[WHAT IS NEEDED]
Only the lines from the start of the data below through the line that contains "const yTicks = [3160, 3165, 3170, 3175];" are to be copied, exactly and without pictures.

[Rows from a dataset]
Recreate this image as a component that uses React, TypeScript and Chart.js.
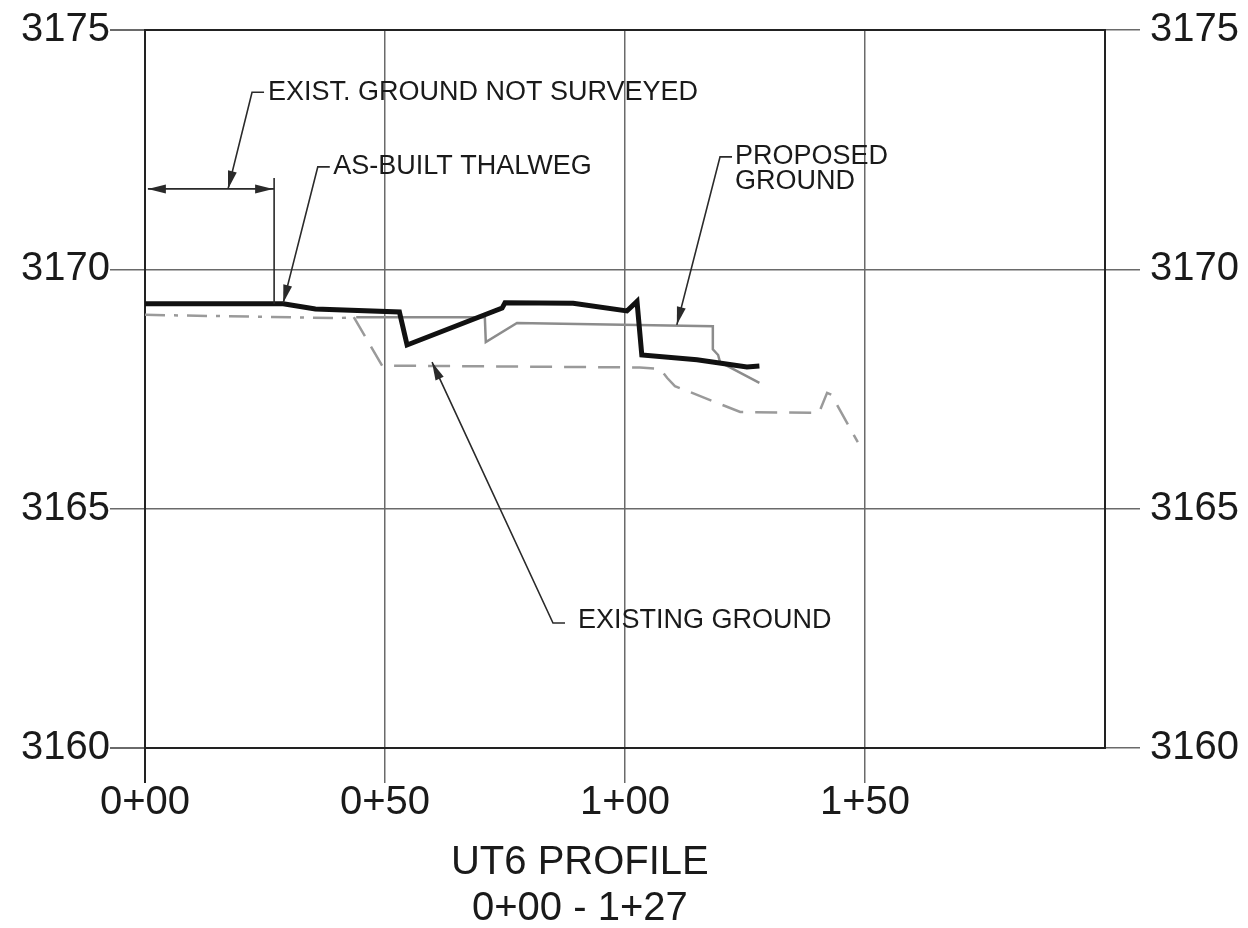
import React, { useEffect, useRef } from 'react';
import { Chart, registerables } from 'chart.js';

Chart.register(...registerables);

// ---- data (station in feet, elevation in feet) ----
const thalwegSta = [0, 28.8, 35.5, 53, 54.6, 74.4, 75, 89.2, 100.4, 102.5, 103.5, 115, 125.4, 128];
const thalwegElev = [3169.28, 3169.28, 3169.17, 3169.11, 3168.42, 3169.19, 3169.3, 3169.29, 3169.13, 3169.33, 3168.21, 3168.11, 3167.96, 3167.98];

const proposedSta = [44, 70.8, 71, 77.5, 118.3, 118.3, 119.4, 119.8, 128];
const proposedElev = [3169.0, 3169.0, 3168.48, 3168.88, 3168.81, 3168.33, 3168.21, 3168.06, 3167.63];

const existingSta = [0, 40, 43.5, 49.4, 103.1, 107.3, 108.8, 110.4, 124, 140.4, 142.1, 143.0, 148.5];
const existingElev = [3169.05, 3168.98, 3169.0, 3167.99, 3167.95, 3167.92, 3167.73, 3167.56, 3167.02, 3167.0, 3167.42, 3167.38, 3166.39];

const xTicks = [0, 50, 100, 150];
const yTicks = [3160, 3165, 3170, 3175];

// annotation callouts: text, text anchor (left, first-line middle), leader elbow, arrow tip
const noteTexts = ['EXIST. GROUND NOT SURVEYED', 'AS-BUILT THALWEG', 'PROPOSED\nGROUND', 'EXISTING GROUND'];
const noteAnchor = [[25.6, 3173.7], [39.2, 3172.14], [122.9, 3172.35], [90.2, 3162.67]];
const noteElbow = [[22.3, 3173.7], [36.0, 3172.14], [119.8, 3172.35], [85.0, 3162.61]];
const noteTip = [[17.3, 3171.68], [28.8, 3169.3], [110.8, 3168.84], [59.8, 3168.06]];

// "not surveyed" dimension
const dimStart = 0.6;
const dimEnd = 26.9;
const dimElev = 3171.68;
const dimExtTop = 3171.91;
const dimExtBottom = 3169.28;

const titleLines = ['UT6 PROFILE', '0+00 - 1+27'];

const station = (v: number) => `${Math.floor(v / 100)}+${String(Math.round(v % 100)).padStart(2, '0')}`;
const toPts = (xs: number[], ys: number[]) => xs.map((x, i) => ({ x, y: ys[i] }));

const FONT = 'Liberation Sans, Arial, Helvetica, sans-serif';

function arrowHead(ctx: CanvasRenderingContext2D, fx: number, fy: number, tx: number, ty: number, len = 18, half = 4.5) {
  const a = Math.atan2(ty - fy, tx - fx);
  ctx.beginPath();
  ctx.moveTo(tx, ty);
  ctx.lineTo(tx - len * Math.cos(a) + half * Math.sin(a), ty - len * Math.sin(a) - half * Math.cos(a));
  ctx.lineTo(tx - len * Math.cos(a) - half * Math.sin(a), ty - len * Math.sin(a) + half * Math.cos(a));
  ctx.closePath();
  ctx.fill();
}

const notesPlugin = {
  id: 'profileNotes',
  afterDatasetsDraw(chart: any) {
    const { ctx, scales, chartArea } = chart;
    const px = (s: number) => scales.x.getPixelForValue(s);
    const py = (e: number) => scales.y.getPixelForValue(e);
    ctx.save();
    ctx.strokeStyle = '#2a2a2a';
    ctx.fillStyle = '#2a2a2a';
    ctx.lineWidth = 1.6;

    // dimension line
    const dy = py(dimElev);
    ctx.beginPath();
    ctx.moveTo(px(dimStart), dy);
    ctx.lineTo(px(dimEnd), dy);
    ctx.moveTo(px(dimEnd), py(dimExtTop));
    ctx.lineTo(px(dimEnd), py(dimExtBottom));
    ctx.stroke();
    arrowHead(ctx, px(dimStart) + 30, dy, px(dimStart), dy);
    arrowHead(ctx, px(dimEnd) - 30, dy, px(dimEnd) - 1, dy);

    // callouts
    ctx.font = `27px ${FONT}`;
    ctx.textBaseline = 'middle';
    ctx.textAlign = 'left';
    noteTexts.forEach((t, i) => {
      const ex = px(noteElbow[i][0]);
      const ey = py(noteElbow[i][1]);
      const tx = px(noteTip[i][0]);
      const ty = py(noteTip[i][1]);
      ctx.strokeStyle = '#2a2a2a';
      ctx.beginPath();
      ctx.moveTo(ex + 12, ey);
      ctx.lineTo(ex, ey);
      ctx.lineTo(tx, ty);
      ctx.stroke();
      arrowHead(ctx, ex, ey, tx, ty);
      const lines = t.split('\n');
      ctx.fillStyle = '#1a1a1a';
      lines.forEach((ln, k) => {
        ctx.fillText(ln, px(noteAnchor[i][0]), py(noteAnchor[i][1]) + k * 25);
      });
      ctx.fillStyle = '#2a2a2a';
    });

    // title below the profile
    ctx.font = `40px ${FONT}`;
    ctx.textAlign = 'center';
    ctx.fillStyle = '#1a1a1a';
    const cx = px(90.6);
    titleLines.forEach((ln, k) => {
      ctx.fillText(ln, cx, chartArea.bottom + 115 + k * 46);
    });
    ctx.restore();
  },
};

const edgeColor = '#222222';
const gridColor = '#6a6a6a';

export default function App() {
  const ref = useRef<HTMLCanvasElement | null>(null);

  useEffect(() => {
    if (!ref.current) return;
    const chart = new Chart(ref.current, {
      type: 'scatter',
      data: {
        datasets: [
          {
            label: 'As-built thalweg',
            data: toPts(thalwegSta, thalwegElev),
            showLine: true,
            borderColor: '#111111',
            borderWidth: 5,
            pointRadius: 0,
            tension: 0,
            borderJoinStyle: 'miter',
          },
          {
            label: 'Proposed ground',
            data: toPts(proposedSta, proposedElev),
            showLine: true,
            borderColor: '#8c8c8c',
            borderWidth: 2.5,
            pointRadius: 0,
            tension: 0,
          },
          {
            label: 'Existing ground',
            data: toPts(existingSta, existingElev),
            showLine: true,
            borderColor: '#9a9a9a',
            borderWidth: 2.5,
            borderDash: [22, 12],
            pointRadius: 0,
            tension: 0,
            segment: {
              borderDash: (c: any) => (c.p1.parsed.x <= 44 ? [20, 9, 4, 9] : [22, 12]),
            },
          },
        ],
      },
      options: {
        responsive: false,
        animation: false,
        events: [],
        layout: { padding: { top: 30, left: 0, right: 0, bottom: 0 } },
        plugins: { legend: { display: false }, tooltip: { enabled: false }, title: { display: false } },
        scales: {
          x: {
            type: 'linear',
            position: 'bottom',
            min: 0,
            max: 200,
            afterFit: (s: any) => { s.height = 180; },
            afterBuildTicks: (s: any) => { s.ticks = [...xTicks, 200].map((v) => ({ value: v })); },
            ticks: {
              autoSkip: false,
              maxRotation: 0,
              padding: 0,
              color: '#1a1a1a',
              font: { family: FONT, size: 40, lineHeight: 1.0 },
              callback: (v: any) => (Number(v) === 200 ? '' : station(Number(v))),
            },
            grid: {
              color: (c: any) => (c.tick && (c.tick.value === 0 || c.tick.value === 200) ? edgeColor : gridColor),
              lineWidth: (c: any) => (c.tick && (c.tick.value === 0 || c.tick.value === 200) ? 2 : 1.5),
              tickColor: (c: any) => (c.tick && c.tick.value === 200 ? 'rgba(0,0,0,0)' : (c.tick && c.tick.value === 0 ? edgeColor : gridColor)),
              tickLength: 35,
              drawTicks: true,
            },
            border: { display: true, color: edgeColor, width: 2 },
          },
          y: {
            type: 'linear',
            position: 'left',
            min: 3160,
            max: 3175,
            afterFit: (s: any) => { s.width = 145; },
            afterBuildTicks: (s: any) => { s.ticks = yTicks.map((v) => ({ value: v })); },
            ticks: {
              padding: 0,
              color: '#1a1a1a',
              font: { family: FONT, size: 40, lineHeight: 1.0 },
              callback: (v: any) => String(v),
            },
            grid: {
              color: (c: any) => (c.tick && (c.tick.value === 3160 || c.tick.value === 3175) ? edgeColor : gridColor),
              lineWidth: (c: any) => (c.tick && (c.tick.value === 3160 || c.tick.value === 3175) ? 2 : 1.5),
              tickColor: gridColor,
              tickLength: 35,
            },
            border: { display: true, color: edgeColor, width: 2 },
          },
          y2: {
            type: 'linear',
            position: 'right',
            min: 3160,
            max: 3175,
            afterFit: (s: any) => { s.width = 143; },
            afterBuildTicks: (s: any) => { s.ticks = yTicks.map((v) => ({ value: v })); },
            ticks: {
              padding: 10,
              color: '#1a1a1a',
              font: { family: FONT, size: 40, lineHeight: 1.0 },
              callback: (v: any) => String(v),
            },
            grid: {
              drawOnChartArea: false,
              tickColor: gridColor,
              tickLength: 35,
              lineWidth: 1.5,
            },
            border: { display: true, color: edgeColor, width: 2 },
          },
        },
      },
      plugins: [notesPlugin],
    } as any);
    return () => chart.destroy();
  }, []);

  return (
    <div style={{ position: 'absolute', left: 0, top: 0, width: 1248, height: 928, background: '#ffffff' }}>
      <canvas ref={ref} width={1248} height={928} style={{ display: 'block', width: 1248, height: 928 }} />
    </div>
  );
}
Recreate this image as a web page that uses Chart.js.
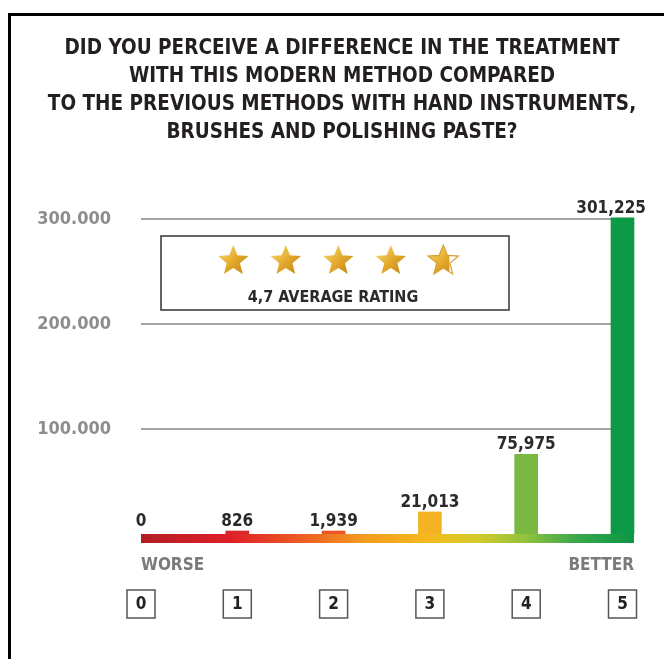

[EXERCISE SOLUTION]
Recreate this image as a component that uses React, TypeScript and Chart.js.
import React, { useEffect, useRef } from 'react';
import { Chart, registerables } from 'chart.js';

Chart.register(...registerables);

// ---- data (station in feet, elevation in feet) ----
const thalwegSta = [0, 28.8, 35.5, 53, 54.6, 74.4, 75, 89.2, 100.4, 102.5, 103.5, 115, 125.4, 128];
const thalwegElev = [3169.28, 3169.28, 3169.17, 3169.11, 3168.42, 3169.19, 3169.3, 3169.29, 3169.13, 3169.33, 3168.21, 3168.11, 3167.96, 3167.98];

const proposedSta = [44, 70.8, 71, 77.5, 118.3, 118.3, 119.4, 119.8, 128];
const proposedElev = [3169.0, 3169.0, 3168.48, 3168.88, 3168.81, 3168.33, 3168.21, 3168.06, 3167.63];

const existingSta = [0, 40, 43.5, 49.4, 103.1, 107.3, 108.8, 110.4, 124, 140.4, 142.1, 143.0, 148.5];
const existingElev = [3169.05, 3168.98, 3169.0, 3167.99, 3167.95, 3167.92, 3167.73, 3167.56, 3167.02, 3167.0, 3167.42, 3167.38, 3166.39];

const xTicks = [0, 50, 100, 150];
const yTicks = [3160, 3165, 3170, 3175];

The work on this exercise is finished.